In December, he was appointed to the warship magistrate. In this period, he tried to materialize his plan to build a shipyard. First, he requested technological aid from the Netherlands, but it was rejected. Then he asked France. Since France was yet to have relations with Japan, she was cooperative. The construction of the shipyard would cost a huge amount of money, and this caused many politicians to oppose Oguri. His opposing argument was as follows: "Since the Tokugawa government own ships, there should be a place to repair them." At last, his suggestion was accepted in 1865, and the construction was started on September 27. After the acceptance, he resigned his post; he expressed that he was not pursuing his own interest. Rather, it was for the government's sake.

In October, five months after Oguri was again appointed to the financial magistrate, the last shogunate Yoshinobu Tokugawa returned his political right back to the emperor (Taiseihoukan). In 1866, January, a war occurred in the suburb of Kyoto. In the middle of the war, Yoshinobu, returned to Edo Castle; he did not have a will to fight against them. However, in contrast to his lord, Oguri asserted that they resist the army of the new government, and suggested a surprising tactics. Yoshinobu was irritated with his aggressive attitude, and discharged Oguri from financial magistrate. Faithful Oguri was discouraged, and decided to migrate to Joshu Gonda village on February 28.

==After retirement ==
In April, the army of the new Meiji government reached Gonda village, and claimed that Oguri was hiding there in preparation for a rebellion. Although this claim was incoherent, he presented himself to them, in order to avoid endangering the villagers. He was made a scapegoat, and killed by beheading on April 6, at age 42. It is said that he did not protest against them even in the slightest. At Kurabuti, Takasaki City, Gunma Prefecture erected a monument in memory of him. The inscription reads: "The great man Oguri Kozukenosuke, innocent of the charges against him, was executed here."

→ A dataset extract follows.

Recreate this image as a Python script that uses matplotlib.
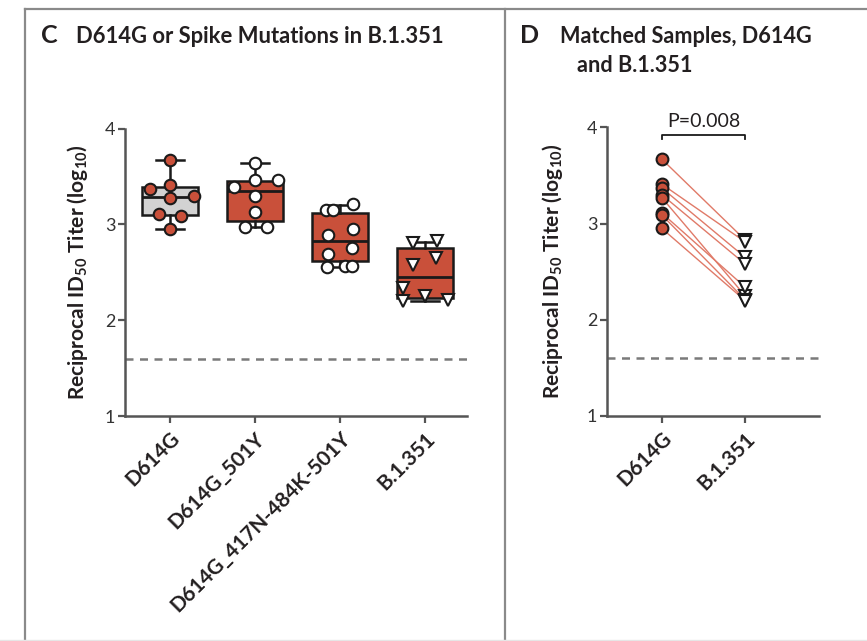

Three years after his death, in 1871, the shipyard in Yokosuka was completed, and, still now, it is running in Yokosuka city.

==Reputation ==
- Togo Heihachiro
  - “Thanks to the dockyard Oguri established, we could win this war. (Japan-Russia war)”
  - “Kozukenosuke Oguri is a person who possessed five kinds of virtue: Jin, gi, rei, chi, and shin.”
- Okuma Shigenobu
  - “I suppose, all reforms of the Meiji government is based on Oguri’s idea.”
- Toson Shimazaki
  - “Normally, people try to escape from the house being corrupt. However, Kozukenosuke Oguri was noble enough to stay in the crumbling house and did a job for the next generations.”’ (He is comparing the Tokugawa government to a crumbling house.)
- Ryoutarou Shiba
  - “He was a father of Meiji.”

==Sources==
- 1. Murakami Taiken(2010), Oguri Kozukenosuke
- 2. ^Sonotoki Rekisi ga Ugoita (2002) – Broadcast on 20 November. Kaikaku ni titta saigo no bakunin (The last vassal of Tokugawa who deceased on the process of restoration) – Oguri Kozukenosuke – ippon no neji kara nihon no kindaika ha hajimatta (The restoration of Japan started over one single screw.)
- 3. ^Doumon, F. (2006). The Novel, Oguri Kouzukenosuke – The man who triggered restoration of Japan.